HONG KONG, June 17 (Reuters) - Global hedge funds posted
their biggest jump in trading volumes across Asian markets in
over five years last week, a Goldman Sachs ( GS ) note showed.
Funds were buying and short-selling, with bullish positions
in Asia between June 6 and June 12 hitting their highest level
since September 2024 - outpacing bearish bets, said the Goldman
note, published on Friday and seen by Reuters on Tuesday.
Hedge funds bought equities in Japan, Hong Kong, Taiwan and
India last week, but were short selling onshore Chinese stocks,
Goldman said.
Asian stocks extended their strong rally in June as
high-level trade talks between U.S. and China in London raised
hopes for a de-escalation of the trade war, while South Korea's
election of a market-friendly new president boosted capital
inflows.
Market participants pointed out the trend of
de-dollarization as a hedge against further declines in the U.S.
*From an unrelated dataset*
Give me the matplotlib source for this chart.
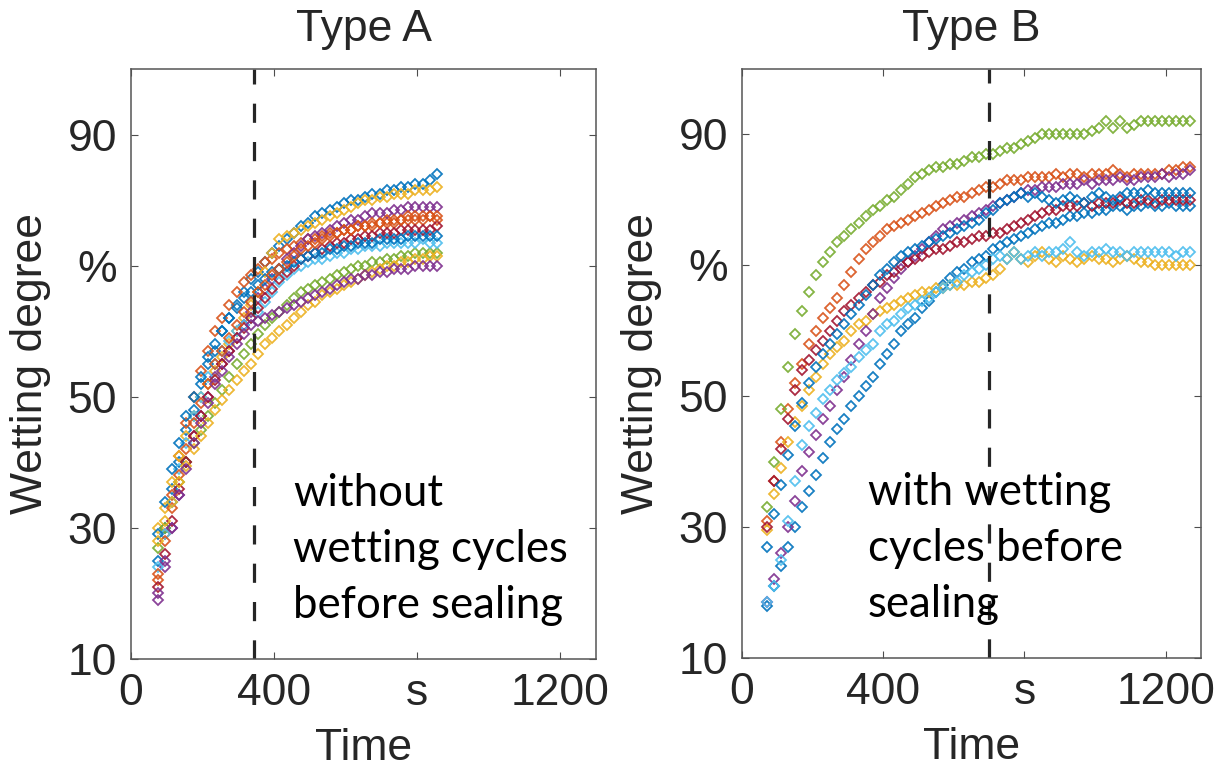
import matplotlib
matplotlib.use('Agg')
import matplotlib.pyplot as plt

# MATLAB default colour order
COLORS = ['#0072BD', '#D95319', '#EDB120', '#7E2F8E', '#77AC30', '#4DBEEE', '#A2142F']

# ---- Type A : without wetting cycles before sealing ----
TIME_A = list(range(75, 856, 20))
A_BLUE = [25, 30, 36, 40, 45, 48, 52, 55, 57, 60, 62, 64, 66, 68, 69, 70.5, 72, 73, 74, 75,
          76, 76.5, 77.5, 78, 78.5, 79, 79.5, 80, 80, 80.5, 81, 81, 81.5, 81.5, 82, 82, 82.5, 82.5, 83, 84]
A_ORANGE = [22, 29, 35, 41, 46, 50, 54, 57, 60, 62, 64, 66, 67.5, 68.5, 69.5, 70.5, 71, 72, 72.5, 73,
            73.5, 74, 74, 74.5, 75, 75, 75.5, 75.5, 76, 76, 76, 76.5, 76.5, 76.5, 77, 77, 77, 77, 77.5, 77]
A_YELLOW = [30, 33, 37, 41, 44, 47, 50, 52, 54, 56, 58, 60, 62, 64, 66, 69, 72, 74, 74.5, 75,
            75.5, 76, 76.5, 77, 77.5, 78, 78.5, 79, 79.5, 80, 80, 80.5, 80.5, 81, 81, 81, 81.5, 81.5, 81.5, 82]
A_PURPLE = [19, 24, 30, 35, 40, 44, 47, 50, 53, 55, 57, 59, 61, 63, 65, 66.5, 68, 69.5, 71, 72,
            73, 74, 74.5, 75, 75.5, 76, 76.5, 77, 77, 77.5, 78, 78, 78, 78.5, 78.5, 79, 79, 79, 79, 79]
A_GREEN = [27, 30, 34, 37, 40, 43, 45, 47, 49, 51, 53, 55, 56.5, 58, 59.5, 61, 62, 63, 64, 65,
           66, 66.5, 67, 67.5, 68, 68.5, 69, 69.5, 70, 70, 70.5, 70.5, 71, 71, 71.5, 71.5, 72, 72, 72, 72]
A_CYAN = [24, 29, 34, 39, 43, 47, 50, 53, 55, 57, 58.5, 60, 61, 62, 63, 64.5, 66, 67.5, 68.5, 69.5,
          70, 70.5, 71, 71, 71.5, 72, 72, 72.5, 72.5, 73, 73, 73, 73.5, 73.5, 73.5, 73.5, 73.5, 74, 73.5, 73.5]
A_RED = [21, 26, 31, 36, 40, 44, 47, 50, 52.5, 55, 57, 59, 60.5, 62, 63.5, 65, 66.5, 68, 69, 70,
         71, 71.5, 72, 72.5, 73, 73.5, 73.5, 74, 74, 74.5, 74.5, 75, 75, 75, 75.5, 75.5, 75.5, 75.5, 75.5, 76]
A_BLUE2 = [29, 34, 39, 43, 47, 50, 53, 56, 58, 60, 62, 63.5, 65, 66, 67, 68, 69, 69.5, 70, 70.5,
           71, 71.5, 72, 72, 72.5, 72.5, 73, 73, 73.5, 73.5, 73.5, 74, 74, 74, 74, 74.5, 74.5, 74.5, 74.5, 74.5]
A_ORANGE2 = [23, 28, 33, 38, 42, 46, 49, 52, 55, 57, 59, 61, 63, 64.5, 66, 67, 68.5, 69.5, 70.5, 71.5,
             72.5, 73, 73.5, 74, 74.5, 75, 75.5, 75.5, 76, 76, 76.5, 76.5, 77, 77, 77, 77.5, 77.5, 77.5, 77.5, 77.5]
A_YELLOW2 = [28, 31, 34, 37, 39.5, 42, 44, 46, 48, 49.5, 51, 52.5, 54, 55, 56.5, 58, 59, 60, 61, 62,
             63, 64, 64.5, 65.5, 66, 66.5, 67, 67.5, 68, 68.5, 69, 69.5, 70, 70, 70.5, 70.5, 71, 71, 71.5, 71.5]
A_PURPLE2 = [20, 25, 30, 35, 39, 43, 46, 49, 52, 54, 56, 58, 59.5, 61, 61.5, 62, 62.5, 63, 63.5, 64,
             64.5, 65, 65.5, 66, 66.5, 67, 67.5, 68, 68, 68.5, 68.5, 69, 69, 69.5, 69.5, 69.5, 70, 70, 70, 70]
SERIES_A = [A_BLUE, A_ORANGE, A_YELLOW, A_PURPLE, A_GREEN, A_CYAN, A_RED,
            A_BLUE2, A_ORANGE2, A_YELLOW2, A_PURPLE2]

# ---- Type B : with wetting cycles before sealing ----
TIME_B = list(range(70, 1271, 20))
B_BLUE = [18, 21, 24, 27, 30, 33, 35.5, 38, 40.5, 43, 45, 46.5, 48.5, 50, 51.5, 53, 55, 56.5, 58, 60,
          61, 62, 63.5, 64.5, 66, 67, 68, 69, 69.5, 70.5, 71, 71.5, 72.5, 73, 73.5, 74, 74.5, 75, 75.5, 76,
          76.5, 76.5, 77, 77.5, 77.5, 78, 78, 78.5, 78.5, 79, 79, 78.5, 79, 79, 79.5, 79, 79, 79.5, 79, 79, 79]
B_ORANGE = [31, 37, 43, 48, 52, 55, 58, 60, 62, 63.5, 65, 67, 69, 71, 72.5, 73.5, 74.5, 75.5, 76, 76.5,
            77, 77.5, 78, 78.5, 79, 79.5, 80, 80.5, 80.5, 81, 81.5, 82, 82, 82.5, 83, 83, 83, 83.5, 83.5, 83.5,
            83.5, 84, 83.5, 84, 84, 83.5, 84, 84, 84, 84.5, 84, 83.5, 84, 84, 84, 84, 84, 84.5, 84.5, 85, 85]
B_YELLOW = [29.5, 35, 39, 43, 46, 48.5, 51, 53, 55, 56.5, 57.5, 58.5, 60, 61, 61.5, 62.5, 63, 63.5, 64, 64.5,
            65, 65.5, 66, 66, 66.5, 66.5, 67, 67, 67, 67.5, 67.5, 68, 68.5, 69.5, 71, 72, 71, 70.5, 71.5, 72,
            71, 70.5, 71.5, 71, 70.5, 71, 71.5, 71, 71, 70.5, 71, 71.5, 71, 70.5, 70.5, 70, 70, 70, 70, 70, 70]
B_PURPLE = [18.5, 22, 26, 30, 34, 38.5, 41.5, 44, 46.5, 48.5, 51, 53, 55.5, 58, 60, 62.5, 65, 66.5, 68, 69.5,
            70.5, 71.5, 72.5, 73.5, 74.5, 75.5, 76, 76.5, 77, 77.5, 78, 78.5, 79, 79.5, 80, 80.5, 81, 81.5, 81.5, 82,
            82, 82, 82.5, 82.5, 82.5, 83, 82.5, 83, 83, 83, 83.5, 83, 83, 83.5, 83.5, 83.5, 84, 83.5, 84, 84, 84.5]
B_GREEN = [33, 40, 48, 54.5, 59.5, 63, 66, 68.5, 70.5, 72, 73.5, 74.5, 75.5, 76.5, 77.5, 78.5, 79, 80, 80.5, 81.5,
           82.5, 83.5, 84, 84.5, 85, 85, 85.5, 85.5, 86, 86.5, 86.5, 87, 87, 87.5, 88, 88, 88.5, 89, 89.5, 90,
           90, 90, 90, 90, 90, 90, 90.5, 91, 92, 91, 92, 91, 91.5, 92, 92, 92, 92, 92, 92, 92, 92]
B_CYAN = [18.5, 21, 25, 31, 37, 42.5, 45.5, 47.5, 49.5, 51, 52.5, 53.5, 54.5, 56, 57, 58, 60, 61, 61.5, 62.5,
          63.5, 64, 64.5, 65, 66, 66.5, 67, 67.5, 68.5, 69, 69.5, 70, 71, 71.5, 71, 72, 71, 71.5, 72, 71.5,
          72, 72, 72.5, 73.5, 72, 71.5, 72, 72, 72.5, 72, 72, 71.5, 72, 72, 72, 72, 72, 72, 71.5, 72, 72]
B_RED = [30, 37, 42, 46.5, 51, 54, 55.5, 57, 58.5, 60, 61.5, 63, 64, 65, 66, 67, 67.5, 68.5, 69, 70,
         70.5, 71, 71.5, 72, 72.5, 72.5, 73, 73.5, 73.5, 74, 74.5, 74.5, 75, 75, 75.5, 76, 76.5, 77, 77.5, 78,
         78.5, 78.5, 79, 79, 79, 79.5, 79, 79.5, 79.5, 79.5, 80, 79.5, 79.5, 80, 80, 79.5, 80, 80, 80, 80, 80]
B_BLUE2 = [27, 32, 36.5, 41, 45.5, 49, 52, 54.5, 56.5, 58, 59.5, 61, 62.5, 64, 65.5, 67, 68.5, 69.5, 70.5, 71.5,
           72, 72.5, 73, 73.5, 74, 74.5, 75, 75.5, 76, 76.5, 77, 78, 78.5, 79.5, 80, 80.5, 81, 80.5, 81, 80.5,
           80, 79.5, 80, 80.5, 80, 79.5, 80.5, 81, 80.5, 80, 80.5, 81, 81, 81, 81.5, 81, 81, 81, 81, 81, 81]
SERIES_B = [B_BLUE, B_ORANGE, B_YELLOW, B_PURPLE, B_GREEN, B_CYAN, B_RED, B_BLUE2]

SEAL_A = 345
SEAL_B = 700
TITLES = ['Type A', 'Type B']
NOTES = ['without\nwetting cycles\nbefore sealing', 'with wetting\ncycles before\nsealing']
NOTE_X = [0.348, 0.2745]
XTICKS = [0, 400, 800, 1200]
XTICKLABELS = ['0', '400', 's', '1200']
YTICKS = [10, 30, 50, 70, 90]
YTICKLABELS = ['10', '30', '50', '%', '90']

TICK_FONT = 'Liberation Sans'
NOTE_FONT = 'Lato'
GREY = '#262626'
FS = 32


def draw_panel(ax, time, series, seal, title, note, note_x):
    for i, vals in enumerate(series):
        ax.plot(time, vals, linestyle='none', marker='D', markersize=5.2,
                markerfacecolor='none', markeredgewidth=1.3,
                markeredgecolor=COLORS[i % len(COLORS)], alpha=0.9)
    ax.axvline(seal, color=GREY, linewidth=2.3, linestyle=(0, (6, 6)))
    ax.set_xlim(0, 1300)
    ax.set_ylim(10, 100)
    ax.set_xticks(XTICKS)
    ax.set_xticklabels(XTICKLABELS, family=TICK_FONT)
    ax.set_yticks(YTICKS)
    ax.set_yticklabels(YTICKLABELS, family=TICK_FONT)
    ax.tick_params(direction='in', top=True, right=True, length=5, width=0.8,
                   labelsize=FS, colors='#4d4d4d', labelcolor=GREY, pad=10)
    for sp in ax.spines.values():
        sp.set_color('#555555')
        sp.set_linewidth(1.1)
    ax.set_title(title, fontsize=FS, family=TICK_FONT, color=GREY, pad=20)
    ax.set_xlabel('Time', fontsize=FS, family=TICK_FONT, color=GREY, labelpad=10)
    ax.set_ylabel('Wetting degree', fontsize=FS, family=TICK_FONT, color=GREY, labelpad=12)
    ax.text(note_x, 0.315, note, transform=ax.transAxes, fontsize=31.5, family=NOTE_FONT,
            color='black', va='top', ha='left', linespacing=1.45)


fig = plt.figure(figsize=(12.17, 7.69), dpi=100)
ax1 = fig.add_axes([131 / 1217, 1 - 659 / 769, 465 / 1217, 590 / 769])
ax2 = fig.add_axes([742 / 1217, 1 - 658 / 769, 459 / 1217, 589 / 769])

draw_panel(ax1, TIME_A, SERIES_A, SEAL_A, TITLES[0], NOTES[0], NOTE_X[0])
draw_panel(ax2, TIME_B, SERIES_B, SEAL_B, TITLES[1], NOTES[1], NOTE_X[1])

fig.savefig('out.png', dpi=100)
dollar also benefited broad Asian markets.
"If you are an international investor, you might start to
rotate back to either your own markets or Asia that has been
under appreciated," said Kier Boley, co-head and CIO of UBP
Alternative Investment Solutions.
The MSCI Asia-Pacific Index has risen 2.5%
this month ,led by gains in Korea and Taiwan stocks. The
benchmark has surged 24% since April 7, driven by a 90-day pause
on higher U.S. tariffs and signs of progress in trade
negotiations.
The share of developed Asia markets in hedge funds' total
exposure tracked by Goldman rose to 9%, ranking in the 94th
percentile in the past five years, Goldman said.